Jackson had just put the Thunder ahead by three with 2.9 seconds remaining, and when he did he turned and found Kevin Durant moments before reaching the bench for the ensuing timeout.
Durant grabbed the second-year point guard around the head with both hands. Jackson leaned in. He then whispered into his star's ear.
“I told him ‘Thank you,'” Jackson said. “‘Thank you for putting me in that position.'”
That was the basis of the Thunder's grind-it-out 93-91 victory over Memphis in Game 1 on Sunday afternoon, and it just might be the blueprint for how the short-handed Thunder will survive this Western Conference semifinal.
Without the magnificence of Durant, the Thunder wouldn't have stood a chance. He was simply brilliant, dominating in all facets with 35 points, 15 rebounds, six assists and two blocks. Yet on a day in which Durant made 13 of 26 shots, he got little help in the form of offense.
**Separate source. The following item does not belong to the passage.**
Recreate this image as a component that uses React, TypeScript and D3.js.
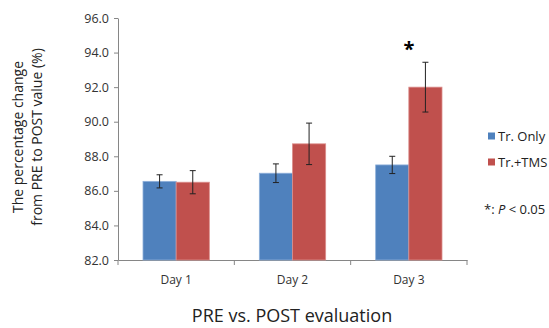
import React, { useEffect, useRef } from 'react';
import * as d3 from 'd3';

// chart data
const days = ['Day 1', 'Day 2', 'Day 3'];
const groups = ['Tr. Only', 'Tr.+TMS'];
const trOnly = [86.55, 87.02, 87.5];
const trOnlyErr = [0.38, 0.54, 0.5];
const trTms = [86.5, 88.72, 92.0];
const trTmsErr = [0.67, 1.2, 1.44];
const yTicks = [82, 84, 86, 88, 90, 92, 94, 96];
const colors = ['#4F81BD', '#C0504D'];
const strokes = ['#8EB0DA', '#DB8E8C'];

const App = () => {
    const svgRef = useRef<SVGSVGElement>(null);

    useEffect(() => {
        const svg = d3.select(svgRef.current);
        svg.selectAll('*').remove();

        const margin = { top: 18, left: 118 };
        const width = 349;
        const height = 242;
        const font = "'Open Sans', 'Liberation Sans', sans-serif";

        const x = d3.scaleBand().domain(days).range([0, width]);
        const xInner = d3.scaleBand().domain(groups).range([25, x.bandwidth() - 25]);
        const y = d3.scaleLinear().domain([82, 96]).range([height, 0]);

        const g = svg.append('g').attr('transform', `translate(${margin.left},${margin.top})`);

        // y axis
        const yAxis = g.append('g')
            .call(d3.axisLeft(y).tickValues(yTicks).tickFormat(d3.format('.1f')).tickSize(4).tickSizeOuter(0));
        yAxis.select('.domain').attr('stroke', '#868686');
        yAxis.selectAll('.tick line').attr('stroke', '#868686');
        yAxis.selectAll('text')
            .attr('font-family', font).attr('font-size', 12.5).attr('fill', '#333')
            .attr('x', -9);

        // x axis
        const xAxis = g.append('g')
            .attr('transform', `translate(0,${height})`)
            .call(d3.axisBottom(x).tickSize(0).tickSizeOuter(0));
        xAxis.select('.domain').attr('stroke', '#868686');
        xAxis.selectAll('text')
            .attr('font-family', font).attr('font-size', 12).attr('fill', '#333')
            .attr('y', 15);
        // ticks between categories
        g.append('g').selectAll('line')
            .data(d3.range(days.length + 1))
            .enter().append('line')
            .attr('x1', i => i * x.step()).attr('x2', i => i * x.step())
            .attr('y1', height).attr('y2', height + 5)
            .attr('stroke', '#868686');

        const series = [
            { name: groups[0], vals: trOnly, errs: trOnlyErr },
            { name: groups[1], vals: trTms, errs: trTmsErr },
        ];

        series.forEach((s, si) => {
            const bars = g.append('g');
            bars.selectAll('rect')
                .data(days)
                .enter().append('rect')
                .attr('x', (d) => (x(d) as number) + (xInner(s.name) as number))
                .attr('y', (d, i) => y(s.vals[i]))
                .attr('width', xInner.bandwidth())
                .attr('height', (d, i) => height - y(s.vals[i]))
                .attr('fill', colors[si])
                .attr('stroke', strokes[si])
                .attr('stroke-width', 0.8);
        });

        // error bars
        series.forEach((s) => {
            days.forEach((d, i) => {
                const cx = (x(d) as number) + (xInner(s.name) as number) + xInner.bandwidth() / 2;
                const hi = y(s.vals[i] + s.errs[i]);
                const lo = y(s.vals[i] - s.errs[i]);
                const eg = g.append('g').attr('stroke', '#222').attr('stroke-width', 1);
                eg.append('line').attr('x1', cx).attr('x2', cx).attr('y1', hi).attr('y2', lo);
                eg.append('line').attr('x1', cx - 3).attr('x2', cx + 3).attr('y1', hi).attr('y2', hi);
                eg.append('line').attr('x1', cx - 3).attr('x2', cx + 3).attr('y1', lo).attr('y2', lo);
            });
        });

        // significance star on Day 3
        g.append('text')
            .attr('x', (x('Day 3') as number) + x.bandwidth() / 2)
            .attr('y', y(trTms[2] + trTmsErr[2]) - 6)
            .attr('text-anchor', 'middle')
            .attr('font-family', font).attr('font-size', 20).attr('font-weight', 'bold')
            .text('*');

        // legend
        const legend = svg.append('g')
            .attr('transform', 'translate(488,136)')
            .selectAll('g')
            .data(groups)
            .enter().append('g')
            .attr('transform', (d, i) => `translate(0,${i * 26})`);
        legend.append('rect')
            .attr('x', 0).attr('y', -3.5).attr('width', 7).attr('height', 7)
            .attr('fill', (d, i) => colors[i]);
        legend.append('text')
            .attr('x', 10).attr('dy', '0.35em')
            .attr('font-family', font).attr('font-size', 13).attr('fill', '#222')
            .text(d => d);

        const note = svg.append('text')
            .attr('x', 484).attr('y', 209).attr('dy', '0.35em')
            .attr('font-family', font).attr('font-size', 13).attr('fill', '#222');
        note.append('tspan').text('*: ');
        note.append('tspan').attr('font-style', 'italic').text('P');
        note.append('tspan').text(' < 0.05');

        // axis titles
        const yTitle = svg.append('text')
            .attr('transform', 'translate(0,137) rotate(-90)')
            .attr('text-anchor', 'middle')
            .attr('font-family', font).attr('font-size', 14).attr('fill', '#222');
        yTitle.append('tspan').attr('x', 0).attr('y', 23).text('The percentage change');
        yTitle.append('tspan').attr('x', 0).attr('y', 42).text('from PRE to POST value (%)');

        svg.append('text')
            .attr('x', 292).attr('y', 316).attr('dy', '0.35em')
            .attr('text-anchor', 'middle')
            .attr('font-family', font).attr('font-size', 18).attr('fill', '#222')
            .text('PRE vs. POST evaluation');
    }, []);

    return (
        <svg ref={svgRef} width={549} height={328}
            style={{ position: 'absolute', left: 0, top: 0, background: '#fff' }} />
    );
};

export default App;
But when most of Durant's supporting cast struggled with their shots — the rest of the team made only 20 of 54 from the field, just 37 percent — they began supplying small plays to help the Thunder to escape. Those plays, a free throw here, a deflection or blocked shot there, began to pile up. Soon, it became clear that without starting point guard Russell Westbrook this was the type of scrappy performance the Thunder would need to get three more times.
If the shots start falling, that's even better.
“We had some plays that we'd like to take back,” Memphis coach Lionel Hollins said.
Hollins then rattled off his long list. All of them were hustle plays.
None involved Durant.
Serge Ibaka, who struggled most with a 1-for-10 shooting performance, supplied two pivotal blocks in the final five minutes. Both came on point-blank attempts. The first, against Grizzlies center Marc Gasol, kept the Thunder within five. The second, against bruiser Zach Randolph, kept the Thunder within two.
Kevin Martin, the only guy not named Durant who did show up offensively, also prevented a basket with block. His came against Quincy Pondexter. K-Mart then won the ensuing jump ball, giving the Thunder a chance to take the lead with three minutes remaining.
Derek Fisher, just 3-for-7 on the day, triggered the biggest sequence of the game. After losing Grizzlies point guard Mike Conley on a high ball screen, Fisher got back in the play, reached in from behind and poked the ball away. The ball squirted right into the hands of Durant, who raced the ball up the court and splashed in the go-ahead jumper with 11.1 seconds remaining.
“At that point, that was the only defensive play I could make,” Fisher said of his strip. “Try to get a handle on the ball … Thank the Lord my arms are long even though I'm not.”
Thabo Sefolosha then set up Jackson's foul shots when he deflected a pass Gasol intended for Conley. The ball bounced toward the sideline. Sefolosha and Conley bumped into each other. Conley fell out of bounds with possession.
“We just try to do things that's not going to show up in the stat sheet,” Durant said.
In this opening game, the Thunder's role players provided plenty.
“There's no question we are a really good team with Kevin Durant and Russell Westbrook,” said Thunder coach Scott Brooks.
“But what really makes us good is our role players. We have stars in those departments.”
Against one of the league's stingiest defense, they'll need to shine bright three more times if the Thunder is to advance to its third straight Western Conference Finals.